The result is a kenku ranger who’s competent in essentially every situation outside of social charisma plays.

Recommended Feats

Sharpshooter is the standard ranger feat for archery builds. The -5/+10 trade is brutal and pairs well with hunter’s mark and ranger advantage features.

Crossbow Expert removes the loading property from crossbows and lets you fire at close range without disadvantage. With Sharpshooter, this is the standard archer ranger combo.

Skulker is built specifically for stealth-focused characters. You can hide when only lightly obscured, attacking from hiding doesn’t reveal your position automatically, and dim light doesn’t impose disadvantage on Perception checks. For a kenku Gloom Stalker, this stacks excellently with Umbral Sight.

Alert is a flat +5 to initiative, you can’t be surprised, and creatures can’t gain advantage on attacks against you from being unseen. Strong on any character but particularly good for an ambush specialist.

Background Options

Outlander is the obvious choice for a wilderness-focused kenku ranger. Athletics, Survival, and the Wanderer feature all reinforce the scout identity.

Urchin works well for a kenku raised in city alleys, surviving by mimicking the sounds of the streets. The proficiencies in Sleight of Hand and Stealth pair with Kenku Recall for a deep stealth specialist.

Charlatan suits a kenku whose mimicry has been weaponized into impersonation. The forgery angle aligns with Expert Forgery, creating a character whose entire kit is built around deception.

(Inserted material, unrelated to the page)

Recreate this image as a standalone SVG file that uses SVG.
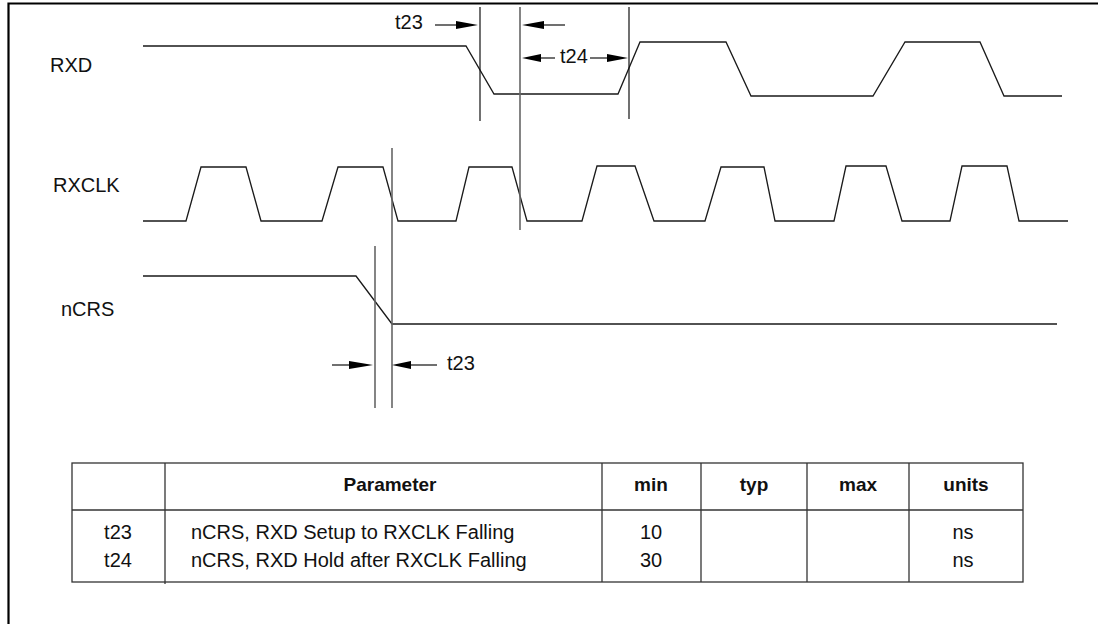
<svg xmlns="http://www.w3.org/2000/svg" width="1107" height="624" viewBox="0 0 1107 624">
<style>
text{font-family:"Liberation Sans",Arial,sans-serif;font-size:20px;fill:#111}
.b{font-weight:bold;font-size:19px}
.m{text-anchor:middle}
.w{fill:none;stroke:#1a1a1a;stroke-width:1.3}
.v{stroke:#111;stroke-width:1.2}
.g{stroke:#666;stroke-width:1.6}
.t{stroke:#333;stroke-width:1.3;fill:none}
.a{fill:#000}
</style>
<rect width="1107" height="624" fill="#fff"/>
<path d="M8.5,640 V3.5 H1098" fill="none" stroke="#000" stroke-width="2.2"/>

<g id="label-rxd"><text x="50" y="72">RXD</text></g>
<g id="label-rxclk"><text x="53" y="192">RXCLK</text></g>
<g id="label-ncrs"><text x="61" y="316">nCRS</text></g>

<g id="wave-rxd"><polyline class="w" points="143,46 466,46 494,94 618,94 640,42 726,42 751,96 873,96 905,42 980,42 1004,96 1062,96"/></g>
<g id="wave-rxclk"><polyline class="w" points="143,221 186,221 201,167 246,167 261,221 322,221 338,167 383,167 398,221 456,221 469,167 512,167 527,221 582,221 597,166 635,166 654,221 705,221 721,167 764,167 775,221 834,221 846,166 886,166 902,221 950,221 962,166 1007,166 1019,221 1068,221"/></g>
<g id="wave-ncrs"><polyline class="w" points="143,276 356,276 392,324 1057,324"/></g>

<g id="connectors">
<line class="v" x1="480" y1="7" x2="480" y2="121"/>
<line class="g" x1="520" y1="7" x2="520" y2="230"/>
<line class="v" x1="629" y1="7" x2="629" y2="119"/>
<line class="g" x1="375" y1="246" x2="375" y2="408"/>
<line class="g" x1="392" y1="148" x2="392" y2="408"/>
<line class="v" x1="435" y1="25" x2="458" y2="25"/>
<polygon class="a" points="456,21 478,25 456,29"/>
<line class="v" x1="540" y1="25" x2="565" y2="25"/>
<polygon class="a" points="544,21 522,25 544,29"/>
<line class="v" x1="538" y1="58" x2="555" y2="58"/>
<polygon class="a" points="541,54 522,58 541,62"/>
<line class="v" x1="590" y1="58" x2="610" y2="58"/>
<polygon class="a" points="607,54 628,58 607,62"/>
<line class="v" x1="332" y1="365" x2="352" y2="365"/>
<polygon class="a" points="349,361 373,365 349,369"/>
<line class="v" x1="408" y1="365" x2="437" y2="365"/>
<polygon class="a" points="411,361 392,365 411,369"/>
</g>

<g id="timing-labels">
<text x="395" y="29">t23</text>
<text x="560" y="63">t24</text>
<text x="447" y="370">t23</text>
</g>

<g id="table">
<rect class="t" x="72" y="463" width="951" height="119"/>
<line class="t" x1="72" y1="510" x2="1023" y2="510"/>
<line class="t" x1="165" y1="463" x2="165" y2="584"/>
<line class="t" x1="602" y1="463" x2="602" y2="582"/>
<line class="t" x1="701" y1="463" x2="701" y2="582"/>
<line class="t" x1="807" y1="463" x2="807" y2="582"/>
<line class="t" x1="909" y1="463" x2="909" y2="582"/>
<text class="b m" x="390" y="491">Parameter</text>
<text class="b m" x="651" y="491">min</text>
<text class="b m" x="754" y="491">typ</text>
<text class="b m" x="858" y="491">max</text>
<text class="b m" x="966" y="491">units</text>
<text class="m" x="118" y="539">t23</text>
<text x="191" y="539">nCRS, RXD Setup to RXCLK Falling</text>
<text class="m" x="651" y="539">10</text>
<text class="m" x="963" y="539">ns</text>
<text class="m" x="118" y="567">t24</text>
<text x="191" y="567">nCRS, RXD Hold after RXCLK Falling</text>
<text class="m" x="651" y="567">30</text>
<text class="m" x="963" y="567">ns</text>
</g>
</svg>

Many tables benefit from keeping a Bulk 10d10 Assorted Ceramic Dice Set on hand for the occasional mass roll or combat round.

Conclusion

Kenku rangers work because their signature traits—mimicry, stealth bonuses, forgery skills—naturally reinforce what rangers already do. Gloom Stalker gives you the strongest mechanical payoff, treating the mimicry limitation as a roleplay advantage rather than a drawback, and centering your build around Dexterity and Wisdom will let those synergies shine. You end up with a character that’s genuinely difficult to improve upon across 5e’s available combinations.